Direction
Copy out the data below as written; omit any images.

Recorded data
▬▬▬▬▬▬

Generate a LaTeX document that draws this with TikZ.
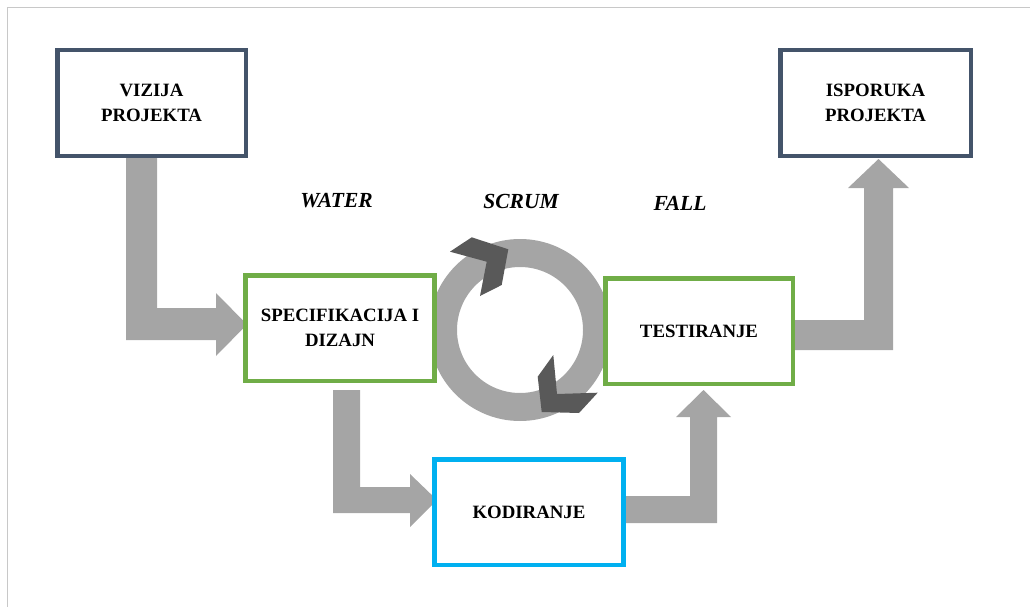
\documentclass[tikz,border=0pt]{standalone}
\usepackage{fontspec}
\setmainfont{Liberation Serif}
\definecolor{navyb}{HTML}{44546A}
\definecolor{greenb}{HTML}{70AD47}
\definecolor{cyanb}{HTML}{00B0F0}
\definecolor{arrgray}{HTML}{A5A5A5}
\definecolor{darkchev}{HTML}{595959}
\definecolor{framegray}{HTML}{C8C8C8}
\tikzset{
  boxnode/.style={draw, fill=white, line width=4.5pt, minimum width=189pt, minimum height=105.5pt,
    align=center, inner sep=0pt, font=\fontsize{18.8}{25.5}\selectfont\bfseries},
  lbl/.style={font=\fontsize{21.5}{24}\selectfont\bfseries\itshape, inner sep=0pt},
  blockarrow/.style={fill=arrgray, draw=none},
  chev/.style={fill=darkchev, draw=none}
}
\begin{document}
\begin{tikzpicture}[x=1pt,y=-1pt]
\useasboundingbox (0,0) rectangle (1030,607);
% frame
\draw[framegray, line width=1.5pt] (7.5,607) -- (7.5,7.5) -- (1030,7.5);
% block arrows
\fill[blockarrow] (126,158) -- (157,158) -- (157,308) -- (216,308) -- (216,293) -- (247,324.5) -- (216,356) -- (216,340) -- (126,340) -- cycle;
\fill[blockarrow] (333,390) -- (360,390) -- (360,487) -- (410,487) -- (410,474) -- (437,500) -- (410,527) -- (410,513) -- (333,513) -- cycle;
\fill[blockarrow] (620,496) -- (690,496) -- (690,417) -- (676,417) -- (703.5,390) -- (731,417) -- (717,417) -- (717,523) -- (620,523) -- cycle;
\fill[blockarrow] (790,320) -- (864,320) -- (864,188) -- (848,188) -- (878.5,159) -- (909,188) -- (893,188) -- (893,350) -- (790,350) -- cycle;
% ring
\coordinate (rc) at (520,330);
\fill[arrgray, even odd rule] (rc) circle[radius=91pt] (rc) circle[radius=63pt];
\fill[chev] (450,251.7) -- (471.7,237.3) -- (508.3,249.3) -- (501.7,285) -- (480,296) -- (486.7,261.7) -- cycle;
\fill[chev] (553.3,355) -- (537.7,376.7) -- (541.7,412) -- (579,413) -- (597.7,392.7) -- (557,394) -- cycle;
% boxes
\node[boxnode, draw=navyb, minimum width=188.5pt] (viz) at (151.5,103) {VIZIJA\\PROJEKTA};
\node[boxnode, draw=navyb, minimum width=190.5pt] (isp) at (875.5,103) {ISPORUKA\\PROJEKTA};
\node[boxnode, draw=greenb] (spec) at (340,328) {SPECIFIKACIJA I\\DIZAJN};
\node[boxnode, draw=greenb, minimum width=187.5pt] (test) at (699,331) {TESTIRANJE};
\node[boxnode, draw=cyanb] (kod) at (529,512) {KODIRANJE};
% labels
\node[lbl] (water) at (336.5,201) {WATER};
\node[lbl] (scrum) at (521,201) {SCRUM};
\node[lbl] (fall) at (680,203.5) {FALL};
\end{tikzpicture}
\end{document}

▬▬▬▬▬▬

Response for this exercise
Generate a LaTeX document that draws this with TikZ.
\documentclass[tikz,border=0pt]{standalone}
\usepackage{fontspec}
\setmainfont{Liberation Serif}
\definecolor{navyb}{HTML}{44546A}
\definecolor{greenb}{HTML}{70AD47}
\definecolor{cyanb}{HTML}{00B0F0}
\definecolor{arrgray}{HTML}{A5A5A5}
\definecolor{darkchev}{HTML}{595959}
\definecolor{framegray}{HTML}{C8C8C8}
\tikzset{
  boxnode/.style={draw, fill=white, line width=4.5pt, minimum width=189pt, minimum height=105.5pt,
    align=center, inner sep=0pt, font=\fontsize{18.8}{25.5}\selectfont\bfseries},
  lbl/.style={font=\fontsize{21.5}{24}\selectfont\bfseries\itshape, inner sep=0pt},
  blockarrow/.style={fill=arrgray, draw=none},
  chev/.style={fill=darkchev, draw=none}
}
\begin{document}
\begin{tikzpicture}[x=1pt,y=-1pt]
\useasboundingbox (0,0) rectangle (1030,607);
% frame
\draw[framegray, line width=1.5pt] (7.5,607) -- (7.5,7.5) -- (1030,7.5);
% block arrows
\fill[blockarrow] (126,158) -- (157,158) -- (157,308) -- (216,308) -- (216,293) -- (247,324.5) -- (216,356) -- (216,340) -- (126,340) -- cycle;
\fill[blockarrow] (333,390) -- (360,390) -- (360,487) -- (410,487) -- (410,474) -- (437,500) -- (410,527) -- (410,513) -- (333,513) -- cycle;
\fill[blockarrow] (620,496) -- (690,496) -- (690,417) -- (676,417) -- (703.5,390) -- (731,417) -- (717,417) -- (717,523) -- (620,523) -- cycle;
\fill[blockarrow] (790,320) -- (864,320) -- (864,188) -- (848,188) -- (878.5,159) -- (909,188) -- (893,188) -- (893,350) -- (790,350) -- cycle;
% ring
\coordinate (rc) at (520,330);
\fill[arrgray, even odd rule] (rc) circle[radius=91pt] (rc) circle[radius=63pt];
\fill[chev] (450,251.7) -- (471.7,237.3) -- (508.3,249.3) -- (501.7,285) -- (480,296) -- (486.7,261.7) -- cycle;
\fill[chev] (553.3,355) -- (537.7,376.7) -- (541.7,412) -- (579,413) -- (597.7,392.7) -- (557,394) -- cycle;
% boxes
\node[boxnode, draw=navyb, minimum width=188.5pt] (viz) at (151.5,103) {VIZIJA\\PROJEKTA};
\node[boxnode, draw=navyb, minimum width=190.5pt] (isp) at (875.5,103) {ISPORUKA\\PROJEKTA};
\node[boxnode, draw=greenb] (spec) at (340,328) {SPECIFIKACIJA I\\DIZAJN};
\node[boxnode, draw=greenb, minimum width=187.5pt] (test) at (699,331) {TESTIRANJE};
\node[boxnode, draw=cyanb] (kod) at (529,512) {KODIRANJE};
% labels
\node[lbl] (water) at (336.5,201) {WATER};
\node[lbl] (scrum) at (521,201) {SCRUM};
\node[lbl] (fall) at (680,203.5) {FALL};
\end{tikzpicture}
\end{document}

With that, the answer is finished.